Migration Guide
Windows 10 End of Life: What to Do Next
Windows 10 support ended on October 14, 2025. The paid Extended Security Update program buys only a short extension, so the real decision is whether to replace a working PC, keep running an unsupported OS, or switch to Linux while your hardware still has useful life left.
What changed after October 14, 2025
Mainstream Windows 10 support is over. Microsoft now treats consumer ESU as a temporary bridge to October 13, 2026, not as a new long-term lifecycle.
For users whose machines cannot run Windows 11, that extra year does not solve the underlying hardware compatibility problem. It simply delays it.
Why Linux is back in the conversation
A large pool of older PCs remains fast enough for web work, office tasks, communications, and even light creative work. Linux distributions such as Mint, Ubuntu, and Fedora can keep those systems productive without forcing a hardware refresh.

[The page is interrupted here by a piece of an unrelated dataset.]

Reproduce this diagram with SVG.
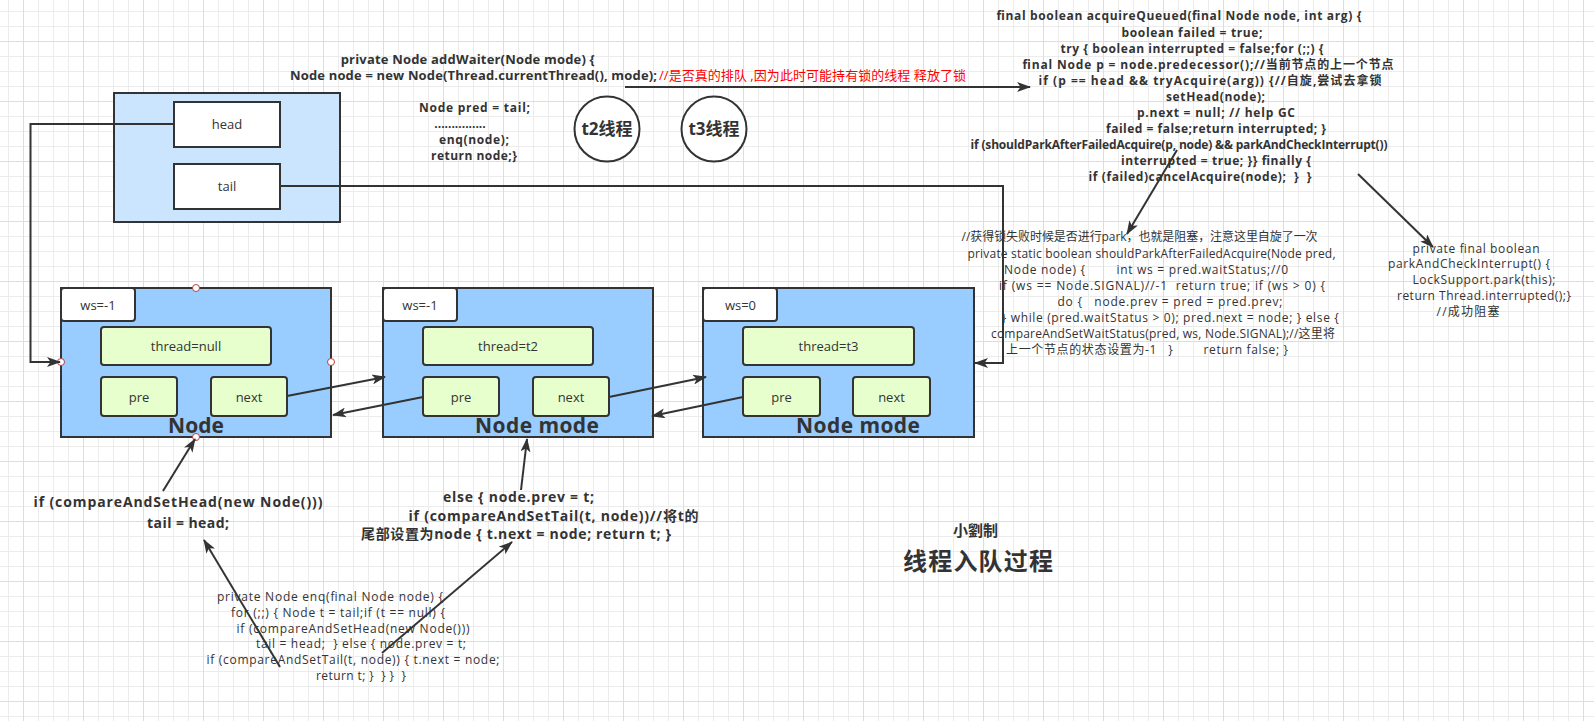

Netraverse focuses on the migration blocker people actually care about: whether the apps and games they use can follow them to Linux.
FAQ
Can I safely stay on Windows 10 after support ends?
Only as a short-lived exception. After support ends, security risk climbs and consumer ESU expires on October 13, 2026.
What should I check before switching to Linux?
Check app compatibility first, then hardware age, gaming needs, and whether any Windows-only workflow still requires a VM or dual-boot.